This vendor-written piece has been edited by Executive Networks Media to eliminate product promotion, but readers should note it will likely favour the submitter's approach.
The race towards digital transformation (DX) is on. Organisations are increasingly gearing up for DX in order to drive new sources of competitive differentiation and successful business outcomes. Driven by a combination of customer expectations and major advances in key enabling technologies, it's a race that's disrupting business models across all industries. And nowhere is this truer than in Asia Pacific, a region accelerating its pace of DX as observed by IDC in a recent whitepaper.
Yet despite the intensifying speed of change - and the more than 60% of the region's largest organisations slated to move DX to the centre of their corporate strategy by the end of 2017 - almost half (45.4%) of them are still at a nascent stage of DX, operating on an ad-hoc level. This is the first stage of DX maturity, where basic DX capabilities and digital solutions have yet to be established and adopted - a stage where the organisation's ability to react to, anticipate, and disrupt the industries they operate in is limited.
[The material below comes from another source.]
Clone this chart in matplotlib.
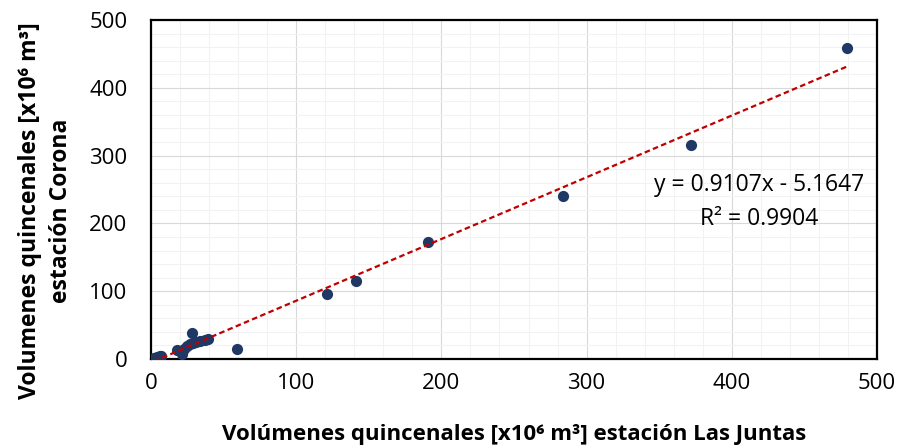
import matplotlib.pyplot as plt
import numpy as np
from matplotlib.ticker import MultipleLocator

plt.rcParams["font.family"] = ["Open Sans", "DejaVu Sans"]

# Las Juntas (x) vs Corona (y), hm3 per fortnight
las_juntas = [2, 3, 4, 6, 7, 18, 21, 23, 25, 27, 28, 29, 31, 34, 37, 39,
              59, 121, 141, 191, 284, 372, 479]
corona = [2, 1, 3, 4, 5, 13, 8, 15, 19, 22, 38, 23, 25, 27, 28, 29,
          15, 96, 115, 173, 240, 316, 459]

slope = 0.9107
intercept = -5.1647
r2 = 0.9904

x_ticks = [0, 100, 200, 300, 400, 500]
y_ticks = [0, 100, 200, 300, 400, 500]

fig = plt.figure(figsize=(9.01, 4.47), dpi=100)
ax = fig.add_axes([0.1676, 0.1969, 0.8058, 0.7584])

ax.set_xlim(0, 500)
ax.set_ylim(0, 500)
ax.set_xticks(x_ticks)
ax.set_yticks(y_ticks)
ax.xaxis.set_minor_locator(MultipleLocator(20))
ax.yaxis.set_minor_locator(MultipleLocator(20))
ax.grid(which="major", color="#d9d9d9", linewidth=0.8, zorder=0)
ax.grid(which="minor", color="#f2f2f2", linewidth=0.8, zorder=0)
ax.tick_params(which="both", length=0, labelsize=16, colors="#000000")
ax.tick_params(axis="x", pad=10)
ax.tick_params(axis="y", pad=17)
for s in ax.spines.values():
    s.set_linewidth(1.6)
    s.set_color("black")
ax.set_axisbelow(True)

ax.scatter(las_juntas, corona, s=65, color="#203864", zorder=3, linewidths=0)

xs = np.array([min(las_juntas), max(las_juntas)])
ax.plot(xs, slope * xs + intercept, color="#c00000", linewidth=1.6,
        linestyle=(0, (2.5, 1.5)), zorder=4)

ax.text(419, 231, f"y = {slope}x - {-intercept}\nR² = {r2}", ha="center",
        va="center", fontsize=16.5, linespacing=1.55, zorder=5)

ax.set_xlabel("Volúmenes quincenales [x10⁶ m³] estación Las Juntas",
              fontsize=16, fontweight="bold", labelpad=22)
ax.set_ylabel("Volumenes quincenales [x10⁶ m³]\nestación Corona",
              fontsize=16.5, fontweight="bold", linespacing=1.35)
ax.yaxis.set_label_coords(-0.108, 0.437)

fig.savefig("out.png", dpi=100)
So what's causing the unusually long hold up at this pit stop?
Accelerating innovation on legacy networks
Organisations are arguably looking to advance towards the finish line for DX because it has the potential to positively impact almost every area that matters to the business: revenue growth, efficiency, cost-savings, security and compliance to name a few. Yet many fail to take into consideration the significant demands placed by DX and cloud-first initiatives on the network. Consider: apps growing in number and coming from everywhere, 3.7 billion connected devices and 6.75TB of data consumption per user per day by 2018, as well as added complexities as organisations move towards a hybrid cloud future.
While the remainder of the IT stack has evolved significantly to meet the demands of the digital enterprise, the network hasn't evolved as quickly. It's no wonder APAC organisations are lagging behind. Much like a sleek, cutting-edge car running on an outdated engine would fail to break any speed records, implementing shiny new disruptive technologies on outdated legacy networks will most likely result in a failure to scale digital initiatives. In order to cope with the increasing demands of a cloud-centric world, a fundamental rethink of how the network is built and managed is needed.
Rethinking the network with SD-WAN
Legacy approaches to managing distributed networks and routing - which are hardware-bound, hard-coded, inflexible and error-prone - haven't changed much in 20 years. The good news is that networks are finally starting to move out of the pit lane and on to the racetrack. In a digital era that demands unrivaled business and IT agility, the introduction of technologies like software-defined networking (SDN) and network function virtualisation (NFV) as well as radical new application-defined approaches to the wide-area network (WAN) are helping an increasing number of enterprises smoothly shift gears for success.